I spent the last couple weeks in Freetown and up country doing the medical clinic, so when I arrived back in the OB ward on Tuesday, I didn't know any of the patients. I started reading through some charts and saw that one of the patients blood pressure was really high. Like 260/140 high. The patient had eclampsia, and as we learned in nursing school, the treatment for eclampsia is delivering of the baby within 24 hours. I asked one of the nurses if the plan was to go ahead and section her, but she told me that she was only about 26-28 weeks. In the US, with all the advanced technology, babies at this age rarely make it. Here, where our resuscitation efforts include bagging and using oxygen if the generator happens to be on or until all our battery packs die....there's just no way baby would survive. Since we couldn't deliver, the plan was to try and keep her blood pressure down for as long as we could, ideally until at least 32 weeks.
The next day the doctor called me to the patients bedside while she was doing rounds. She couldn't find a fetal heartbeat with the doppler or the ultrasound and wanted someone else to check. I looked and looked, but didn't hear anything. Mom said that she had felt the baby move earlier that morning, but we weren't finding any heartbeat now. We told mom, and she started to cry. This was her first baby.
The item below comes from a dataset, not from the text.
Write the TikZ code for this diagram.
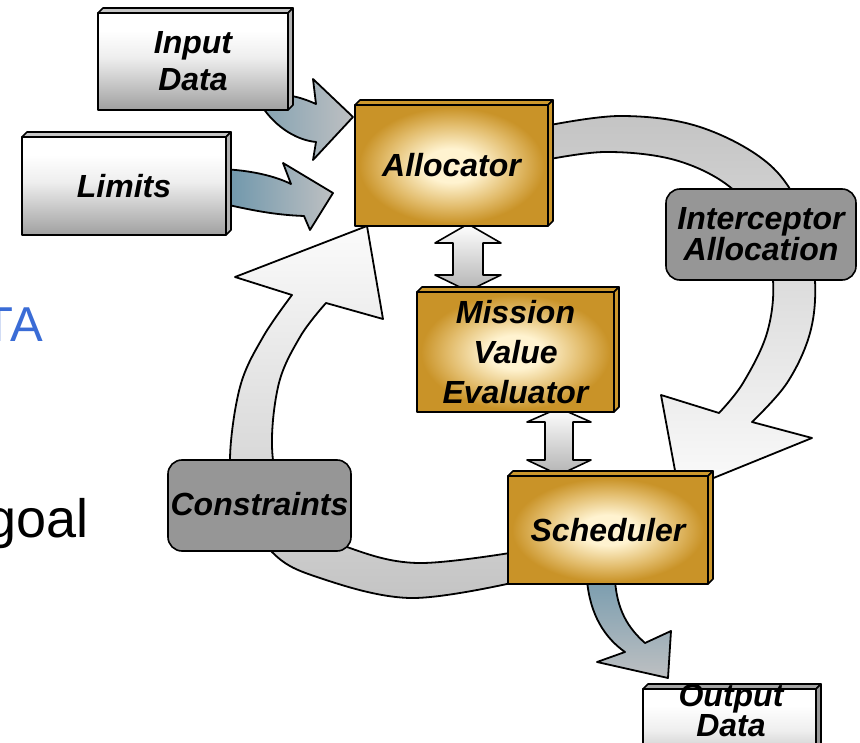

We decided to wait one more day, and readdress things in the morning. The next day I got to the hospital at 3pm for my evening shift. They had given her some medicine to help start her labor so she could deliver the baby (although it had been confirmed once again that it wasn't alive), but she wasn't progressing very fast. A couple hours later I started her on an oxytocin drip to help speed things along. This made her contractions start coming faster and stronger. It was so hard because the labor was so painful....just like when you're delivering a live baby, but we all already knew what the outcome would be. She kept repeating "I'm done, I can't do this. I can't do this. Jesus, please help me. Help me, help me." I tried to encourage her as much as I could. I prayed with her, told her to get in whatever position was most comfortable for her, held her hand. It was hard to watch.
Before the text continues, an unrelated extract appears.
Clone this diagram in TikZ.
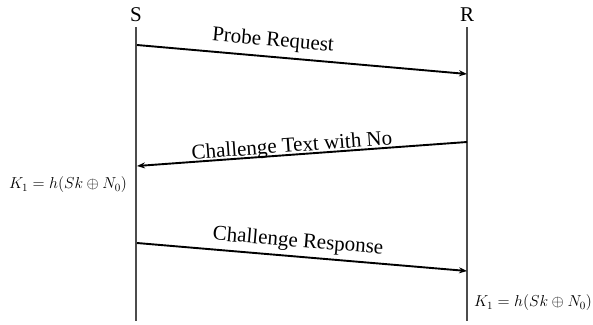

About 8 hours after the initial medicine was given to start labor, the baby started crowning and she was pushing hard. The head came partially out, but then it was just stuck. Because Jesus loves me, the doctor just happened to be down in the OB ward, so he came in to help. Her pelvis was very small and he had to pull hard to get that baby out. When it was over, she just kept saying "thank you, thank you, thank you." Her family came in and one of them started crying. In her very soft way, the patient said, "Don't cry. You're supposed to be encouraging me...don't cry. It's ok." She was an absolute pillar of strength. I was blown away.
She asked if it was a boy or girl and I told her it was a little boy. I asked if she wanted to see him and she hesitated for a second and then said yes. I washed him off and covered up the signs of the difficult delivery and showed her to mom. She said he looked like his dad.
I've been a part of two deliveries now, in which we knew that the little baby wasn't alive. It's not fun for anyone. This woman, a young girl probably around 18 or 19 years old exemplified such calm acceptance and determination in such a hard situation....I want to be like her when I grow up.
One positive outcome was that we discovered that she does have a really small pelvis, so we told her that she really needs to make sure to come to the hospital for her next delivery, just in case she needs the help of a vacuum or a c-section. Hopefully now she'll come early and will give birth to a healthy baby boy....or girl.